Monday, April 30, 2012

Z: Scalzi

Wow, Z, am I glad to see you. I wasn’t sure I would make it all the way through the challenge, but here we are!

I’ll have to cheat for the last day. Otherwise my only option is Zucchini Warriors, a book I last read in the fourth grade. So, I’ll write about John ScalZi (no, he doesn’t spell it with a random capital in the middle). More specifically,

Old Man’s War by John Scalzi
Genre: Science fiction




I can’t top the publisher’s description: John Perry did two things on his 75th birthday. First he visited his wife's grave. Then he joined the army.

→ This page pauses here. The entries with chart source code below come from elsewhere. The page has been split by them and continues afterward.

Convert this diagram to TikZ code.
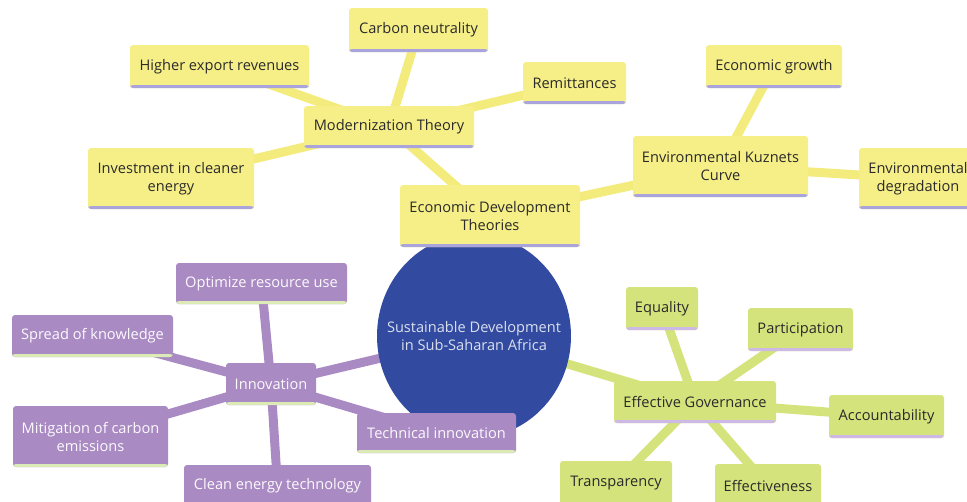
\documentclass[tikz,border=0pt]{standalone}
\usepackage{fontspec}
\setmainfont{Open Sans}
\usepackage{xcolor}
\usetikzlibrary{positioning,calc,shapes.geometric,backgrounds}

\definecolor{yelfill}{HTML}{F6EF88}
\definecolor{yelline}{HTML}{F3EB7C}
\definecolor{lavline}{HTML}{A9A4DC}
\definecolor{purfill}{HTML}{A98AC3}
\definecolor{purbase}{HTML}{DCEBB5}
\definecolor{grnfill}{HTML}{D5E37C}
\definecolor{grnbase}{HTML}{CDB8E6}
\definecolor{hubblue}{HTML}{324BA0}
\definecolor{darktxt}{HTML}{2A2A2A}

\begin{document}
\begin{tikzpicture}[
  x=1pt, y=-1pt,
  box/.style={rectangle, rounded corners=3pt, inner sep=2pt, align=center,
    font=\fontsize{14.6}{18}\selectfont},
  yel/.style={box, fill=yelfill, text=darktxt,
    path picture={\fill[lavline] ([yshift=3pt]path picture bounding box.south west)
      rectangle (path picture bounding box.south east);}},
  pur/.style={box, fill=purfill, text=white!96!purfill,
    path picture={\fill[purbase] ([yshift=3pt]path picture bounding box.south west)
      rectangle (path picture bounding box.south east);}},
  grn/.style={box, fill=grnfill, text=darktxt,
    path picture={\fill[grnbase] ([yshift=3pt]path picture bounding box.south west)
      rectangle (path picture bounding box.south east);}},
  hub/.style={ellipse, fill=hubblue, minimum width=194, minimum height=204,
    inner sep=0pt},
  hubtext/.style={text=white!82!hubblue, align=center,
    font=\fontsize{14.6}{18}\selectfont},
  link/.style={line width=9pt},
]
\useasboundingbox (0,0) rectangle (967,501);
\clip (0,0) rectangle (967,501);

% Hub
\node[hub] (hub) at (474,336) {};
\node[hubtext] (hublabel) at (hub.center)
  {Sustainable Development\\in Sub-Saharan Africa};

% Economic development theories (yellow)
\node[yel, minimum width=180, minimum height=62] (edt) at (490,216)
  {Economic Development\\Theories};
\node[yel, minimum width=170, minimum height=42] (modern) at (389,127)
  {Modernization Theory};
\node[yel, minimum width=139, minimum height=44] (carbon) at (418.5,30)
  {Carbon neutrality};
\node[yel, minimum width=179, minimum height=43] (export) at (219.5,66.5)
  {Higher export revenues};
\node[yel, minimum width=103, minimum height=42] (remit) at (574.5,83)
  {Remittances};
\node[yel, minimum width=166, minimum height=61] (invest) at (171,178.5)
  {Investment in cleaner\\energy};
\node[yel, minimum width=175, minimum height=61] (ekc) at (720.5,166.5)
  {Environmental Kuznets\\Curve};
\node[yel, minimum width=136, minimum height=43] (growth) at (774,66.5)
  {Economic growth};
\node[yel, minimum width=118, minimum height=61] (degrad) at (918,178.5)
  {Environmental\\degradation};

% Innovation (purple)
\node[pur, minimum width=90, minimum height=42] (innov) at (271,384)
  {Innovation};
\node[pur, minimum width=171, minimum height=41] (optim) at (261.5,283.5)
  {Optimize resource use};
\node[pur, minimum width=161, minimum height=42] (spread) at (92.5,336)
  {Spread of knowledge};
\node[pur, minimum width=155, minimum height=61] (mitig) at (90.5,436.5)
  {Mitigation of carbon\\emissions};
\node[pur, minimum width=159, minimum height=40] (techn) at (436.5,433)
  {Technical innovation};
\node[pur, minimum width=187, minimum height=42] (clean) at (277.5,486)
  {Clean energy technology};

% Effective governance (green)
\node[grn, minimum width=162, minimum height=42] (effgov) at (695,402)
  {Effective Governance};
\node[grn, minimum width=72, minimum height=43] (equal) at (662,308.5)
  {Equality};
\node[grn, minimum width=105, minimum height=43] (partic) at (800.5,329.5)
  {Participation};
\node[grn, minimum width=115, minimum height=43] (account) at (886.5,416.5)
  {Accountability};
\node[grn, minimum width=112, minimum height=44] (transp) at (616,483)
  {Transparency};
\node[grn, minimum width=106, minimum height=44] (effect) at (768,486)
  {Effectiveness};

% Links
\begin{scope}[on background layer]
\foreach \a/\b in {hub/edt, edt/modern, modern/carbon, modern/export,
  modern/remit, modern/invest, edt/ekc, ekc/growth, ekc/degrad}
  \draw[link, yelline] (\a.center) -- (\b.center);
\foreach \a/\b in {hub/innov, innov/optim, innov/spread, innov/mitig,
  innov/techn, innov/clean}
  \draw[link, purfill] (\a.center) -- (\b.center);
\foreach \a/\b in {hub/effgov, effgov/equal, effgov/partic,
  effgov/account, effgov/transp, effgov/effect}
  \draw[link, grnfill] (\a.center) -- (\b.center);
\end{scope}
\end{tikzpicture}
\end{document}
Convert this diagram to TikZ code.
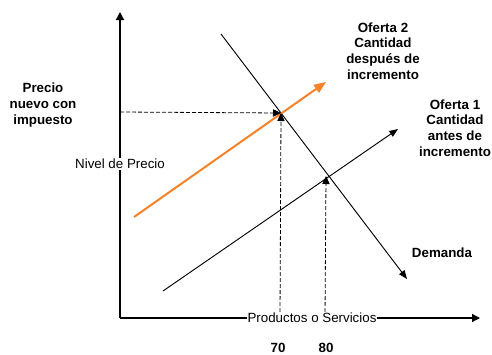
\documentclass[tikz,border=0pt]{standalone}
\usepackage{fontspec}
\setmainfont{Liberation Sans}
\usetikzlibrary{arrows.meta}
\definecolor{ofertaorange}{RGB}{245,130,40}
\tikzset{
  axisline/.style={line width=1pt,-{Triangle[length=6pt,width=6pt]}},
  curve/.style={line width=0.7pt,-{Triangle[length=6.5pt,width=5pt]}},
  orangecurve/.style={line width=1.5pt,ofertaorange,-{Triangle[length=9pt,width=7pt]}},
  guide/.style={line width=0.6pt,dash pattern=on 3pt off 1.5pt,-{Triangle[length=6pt,width=5.5pt]}},
  axislabel/.style={fill=white,inner sep=0.5pt,font=\fontsize{10}{11.5}\selectfont},
  boldlabel/.style={align=center,inner sep=0pt,font=\fontsize{10}{11.8}\selectfont\bfseries}
}
\begin{document}
\begin{tikzpicture}[x=0.75pt,y=-0.75pt]
\useasboundingbox (0,0) rectangle (492,354);
% axes
\coordinate (O) at (120,318);
\coordinate (Ytop) at (120,12);
\coordinate (Xend) at (480,318);
\draw[axisline] (O) -- (Ytop);
\draw[axisline] (O) -- (Xend);
% points
\coordinate (P2) at (281,113);
\coordinate (P1) at (326,176);
\coordinate (H0) at (120,112);
\coordinate (V70) at (280,318);
\coordinate (V80) at (325,318);
% demand
\coordinate (Dstart) at (221,34);
\coordinate (Dend) at (407,279);
\draw[curve] (Dstart) -- (Dend);
% oferta 1
\coordinate (S1start) at (163,291);
\coordinate (S1end) at (398,129);
\draw[curve] (S1start) -- (S1end);
% oferta 2
\coordinate (S2start) at (134,217);
\coordinate (S2end) at (326,82);
\draw[orangecurve] (S2start) -- (S2end);
% guides
\draw[guide] (H0) -- (P2);
\draw[guide] (V70) -- (P2);
\draw[guide] (V80) -- (P1);
% axis labels
\node[axislabel] (ylab) at (120,164) {Nivel de Precio};
\node[axislabel] (xlab) at (312,318) {Productos o Servicios};
% bold labels
\node[boldlabel] (precio) at (43,105) {Precio\\nuevo con\\impuesto};
\node[boldlabel] (of2) at (383,51) {Oferta 2\\Cantidad\\después de\\incremento};
\node[boldlabel] (of1) at (455,128) {Oferta 1\\Cantidad\\antes de\\incremento};
\node[boldlabel] (dem) at (442,253) {Demanda};
\node[boldlabel] (q70) at (278,348) {70};
\node[boldlabel] (q80) at (326,348) {80};
\end{tikzpicture}
\end{document}
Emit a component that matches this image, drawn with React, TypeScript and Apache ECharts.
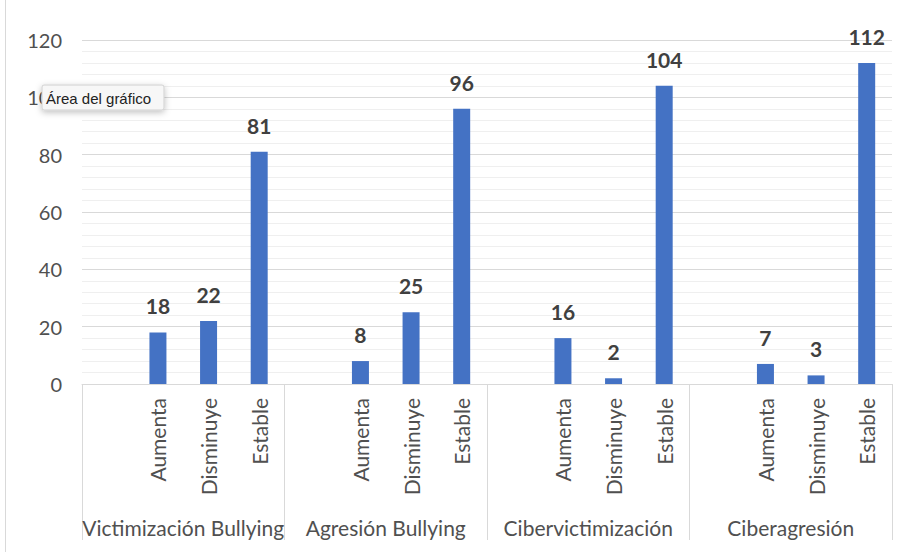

The good news is that humanity finally made it into interstellar space. The bad news is that planets fit to live on are scarce--and alien races willing to fight us for them are common. So: we fight. To defend Earth, and to stake our own claim to planetary real estate. Far from Earth, the war has been going on for decades: brutal, bloody, unyielding.

Earth itself is a backwater. The bulk of humanity's resources are in the hands of the Colonial Defense Force. Everybody knows that when you reach retirement age, you can join the CDF. They don't want young people; they want people who carry the knowledge and skills of decades of living. You'll be taken off Earth and never allowed to return. You'll serve two years at the front. And if you survive, you'll be given a generous homestead stake of your own, on one of our hard-won colony planets.

John Perry is taking that deal. He has only the vaguest idea what to expect. Because the actual fight, light-years from home, is far, far harder than he can imagine--and what he will become is far stranger.



When I read Old Man’s War, I had this strange feeling of delight, and it took a while to recognize it as fulfilled nostalgia. I read books like this as a kid – moon bases, life on Mars, space expeditions using telepathic twins for communication, space battles against aliens, etc. I’m guessing they were written in the forties and fifties, before the average person realized how alone we are in our solar system. These books went out of style as hard science and reality pushed out the entertainment factor, but they’ve made a comeback, and they’re even better now, without the racism/sexism of books written in previous decades.